• [Work to complete] Reproduce the full listing below unchanged, apart from the pictures.

• [Data block]
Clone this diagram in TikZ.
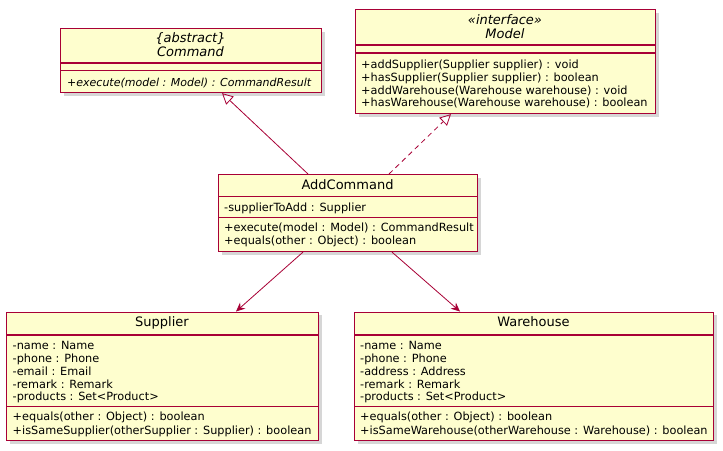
\documentclass[tikz,border=0pt]{standalone}
\usepackage{fontspec}
\setmainfont{DejaVu Sans}
\usetikzlibrary{arrows.meta,shadows}
\definecolor{umlfill}{HTML}{FEFECE}
\definecolor{umlline}{HTML}{A80036}
\tikzset{
  classbox/.style={draw=umlline, line width=1.1pt, fill=umlfill, rectangle, inner sep=0pt,
    anchor=north west,
    drop shadow={shadow xshift=3pt, shadow yshift=-3pt, fill=black!40, opacity=0.4}},
  sepline/.style={draw=umlline, line width=1.1pt},
  member/.style={anchor=base west, inner sep=0pt, font=\fontsize{11.3}{13}\selectfont},
  ctitle/.style={anchor=base, inner sep=0pt, font=\fontsize{13}{15}\selectfont},
  gen/.style={draw=umlline, line width=0.8pt, -{Triangle[open, length=11pt, width=11pt, line width=0.8pt]}},
  real/.style={gen, dash pattern=on 5pt off 4pt},
  assoc/.style={draw=umlline, line width=0.8pt, -{Stealth[length=9pt, width=8pt, inset=3pt]}}
}
\begin{document}
\begin{tikzpicture}[x=1pt, y=-1pt]
\useasboundingbox (0,0) rectangle (723,450);
\fill[white] (0,0) rectangle (723,450);

% Command
\node[classbox, minimum width=261pt, minimum height=64pt] (cmd) at (60,28) {};
\draw[sepline] (60,63) -- (321,63);
\draw[sepline] (60,70.5) -- (321,70.5);
\node[ctitle] (cmdst) at (190.5,42.5) {\itshape\{abstract\}};
\node[ctitle] (cmdnm) at (190.5,56.5) {\itshape Command};
\node[member, font=\fontsize{11}{13}\selectfont] (cmdm1) at (67,86.5) {\itshape +execute(model : Model) : CommandResult};

% Model
\node[classbox, minimum width=300pt, minimum height=104pt] (mdl) at (355,9) {};
\draw[sepline] (355,45) -- (655,45);
\draw[sepline] (355,53) -- (655,53);
\node[ctitle] (mdlst) at (505,24) {\itshape «interface»};
\node[ctitle] (mdlnm) at (505,38) {\itshape Model};
\node[member] (mdlm1) at (361,68.3) {+addSupplier(Supplier supplier) : void};
\node[member] (mdlm2) at (361,81) {+hasSupplier(Supplier supplier) : boolean};
\node[member] (mdlm3) at (361,94) {+addWarehouse(Warehouse warehouse) : void};
\node[member] (mdlm4) at (361,106.7) {+hasWarehouse(Warehouse warehouse) : boolean};

% AddCommand
\node[classbox, minimum width=259pt, minimum height=77pt] (add) at (218,174) {};
\draw[sepline] (218,196.7) -- (477,196.7);
\draw[sepline] (218,217.3) -- (477,217.3);
\node[ctitle] (addnm) at (347.5,189.5) {AddCommand};
\node[member] (addf1) at (224,211.3) {-supplierToAdd : Supplier};
\node[member] (addm1) at (224,231.3) {+execute(model : Model) : CommandResult};
\node[member] (addm2) at (224,244.7) {+equals(other : Object) : boolean};

% Supplier
\node[classbox, minimum width=312pt, minimum height=128.5pt] (sup) at (6,311.5) {};
\draw[sepline] (6,335) -- (318,335);
\draw[sepline] (6,406.7) -- (318,406.7);
\node[ctitle] (supnm) at (162,326.5) {Supplier};
\node[member] (supf1) at (12.5,349) {-name : Name};
\node[member] (supf2) at (12.5,362) {-phone : Phone};
\node[member] (supf3) at (12.5,375) {-email : Email};
\node[member] (supf4) at (12.5,388) {-remark : Remark};
\node[member] (supf5) at (12.5,400.5) {-products : Set<Product>};
\node[member] (supm1) at (12.5,420.7) {+equals(other : Object) : boolean};
\node[member] (supm2) at (12.5,434) {+isSameSupplier(otherSupplier : Supplier) : boolean};

% Warehouse
\node[classbox, minimum width=359pt, minimum height=128.5pt] (wh) at (354,311.5) {};
\draw[sepline] (354,335) -- (713,335);
\draw[sepline] (354,406.7) -- (713,406.7);
\node[ctitle] (whnm) at (533.5,326.5) {Warehouse};
\node[member] (whf1) at (360,349) {-name : Name};
\node[member] (whf2) at (360,362) {-phone : Phone};
\node[member] (whf3) at (360,375) {-address : Address};
\node[member] (whf4) at (360,388) {-remark : Remark};
\node[member] (whf5) at (360,400.5) {-products : Set<Product>};
\node[member] (whm1) at (360,420.7) {+equals(other : Object) : boolean};
\node[member] (whm2) at (360,434) {+isSameWarehouse(otherWarehouse : Warehouse) : boolean};

% connectors
\draw[gen] ([xshift=90pt]add.north west) -- ([xshift=162pt]cmd.south west);
\draw[real] ([xshift=171pt]add.north west) -- ([xshift=96pt]mdl.south west);
\draw[assoc] ([xshift=85pt]add.south west) -- ([xshift=230pt]sup.north west);
\draw[assoc] ([xshift=174pt]add.south west) -- ([xshift=106pt]wh.north west);
\end{tikzpicture}
\end{document}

• [Answer in full]
Clone this diagram in TikZ.
\documentclass[tikz,border=0pt]{standalone}
\usepackage{fontspec}
\setmainfont{DejaVu Sans}
\usetikzlibrary{arrows.meta,shadows}
\definecolor{umlfill}{HTML}{FEFECE}
\definecolor{umlline}{HTML}{A80036}
\tikzset{
  classbox/.style={draw=umlline, line width=1.1pt, fill=umlfill, rectangle, inner sep=0pt,
    anchor=north west,
    drop shadow={shadow xshift=3pt, shadow yshift=-3pt, fill=black!40, opacity=0.4}},
  sepline/.style={draw=umlline, line width=1.1pt},
  member/.style={anchor=base west, inner sep=0pt, font=\fontsize{11.3}{13}\selectfont},
  ctitle/.style={anchor=base, inner sep=0pt, font=\fontsize{13}{15}\selectfont},
  gen/.style={draw=umlline, line width=0.8pt, -{Triangle[open, length=11pt, width=11pt, line width=0.8pt]}},
  real/.style={gen, dash pattern=on 5pt off 4pt},
  assoc/.style={draw=umlline, line width=0.8pt, -{Stealth[length=9pt, width=8pt, inset=3pt]}}
}
\begin{document}
\begin{tikzpicture}[x=1pt, y=-1pt]
\useasboundingbox (0,0) rectangle (723,450);
\fill[white] (0,0) rectangle (723,450);

% Command
\node[classbox, minimum width=261pt, minimum height=64pt] (cmd) at (60,28) {};
\draw[sepline] (60,63) -- (321,63);
\draw[sepline] (60,70.5) -- (321,70.5);
\node[ctitle] (cmdst) at (190.5,42.5) {\itshape\{abstract\}};
\node[ctitle] (cmdnm) at (190.5,56.5) {\itshape Command};
\node[member, font=\fontsize{11}{13}\selectfont] (cmdm1) at (67,86.5) {\itshape +execute(model : Model) : CommandResult};

% Model
\node[classbox, minimum width=300pt, minimum height=104pt] (mdl) at (355,9) {};
\draw[sepline] (355,45) -- (655,45);
\draw[sepline] (355,53) -- (655,53);
\node[ctitle] (mdlst) at (505,24) {\itshape «interface»};
\node[ctitle] (mdlnm) at (505,38) {\itshape Model};
\node[member] (mdlm1) at (361,68.3) {+addSupplier(Supplier supplier) : void};
\node[member] (mdlm2) at (361,81) {+hasSupplier(Supplier supplier) : boolean};
\node[member] (mdlm3) at (361,94) {+addWarehouse(Warehouse warehouse) : void};
\node[member] (mdlm4) at (361,106.7) {+hasWarehouse(Warehouse warehouse) : boolean};

% AddCommand
\node[classbox, minimum width=259pt, minimum height=77pt] (add) at (218,174) {};
\draw[sepline] (218,196.7) -- (477,196.7);
\draw[sepline] (218,217.3) -- (477,217.3);
\node[ctitle] (addnm) at (347.5,189.5) {AddCommand};
\node[member] (addf1) at (224,211.3) {-supplierToAdd : Supplier};
\node[member] (addm1) at (224,231.3) {+execute(model : Model) : CommandResult};
\node[member] (addm2) at (224,244.7) {+equals(other : Object) : boolean};

% Supplier
\node[classbox, minimum width=312pt, minimum height=128.5pt] (sup) at (6,311.5) {};
\draw[sepline] (6,335) -- (318,335);
\draw[sepline] (6,406.7) -- (318,406.7);
\node[ctitle] (supnm) at (162,326.5) {Supplier};
\node[member] (supf1) at (12.5,349) {-name : Name};
\node[member] (supf2) at (12.5,362) {-phone : Phone};
\node[member] (supf3) at (12.5,375) {-email : Email};
\node[member] (supf4) at (12.5,388) {-remark : Remark};
\node[member] (supf5) at (12.5,400.5) {-products : Set<Product>};
\node[member] (supm1) at (12.5,420.7) {+equals(other : Object) : boolean};
\node[member] (supm2) at (12.5,434) {+isSameSupplier(otherSupplier : Supplier) : boolean};

% Warehouse
\node[classbox, minimum width=359pt, minimum height=128.5pt] (wh) at (354,311.5) {};
\draw[sepline] (354,335) -- (713,335);
\draw[sepline] (354,406.7) -- (713,406.7);
\node[ctitle] (whnm) at (533.5,326.5) {Warehouse};
\node[member] (whf1) at (360,349) {-name : Name};
\node[member] (whf2) at (360,362) {-phone : Phone};
\node[member] (whf3) at (360,375) {-address : Address};
\node[member] (whf4) at (360,388) {-remark : Remark};
\node[member] (whf5) at (360,400.5) {-products : Set<Product>};
\node[member] (whm1) at (360,420.7) {+equals(other : Object) : boolean};
\node[member] (whm2) at (360,434) {+isSameWarehouse(otherWarehouse : Warehouse) : boolean};

% connectors
\draw[gen] ([xshift=90pt]add.north west) -- ([xshift=162pt]cmd.south west);
\draw[real] ([xshift=171pt]add.north west) -- ([xshift=96pt]mdl.south west);
\draw[assoc] ([xshift=85pt]add.south west) -- ([xshift=230pt]sup.north west);
\draw[assoc] ([xshift=174pt]add.south west) -- ([xshift=106pt]wh.north west);
\end{tikzpicture}
\end{document}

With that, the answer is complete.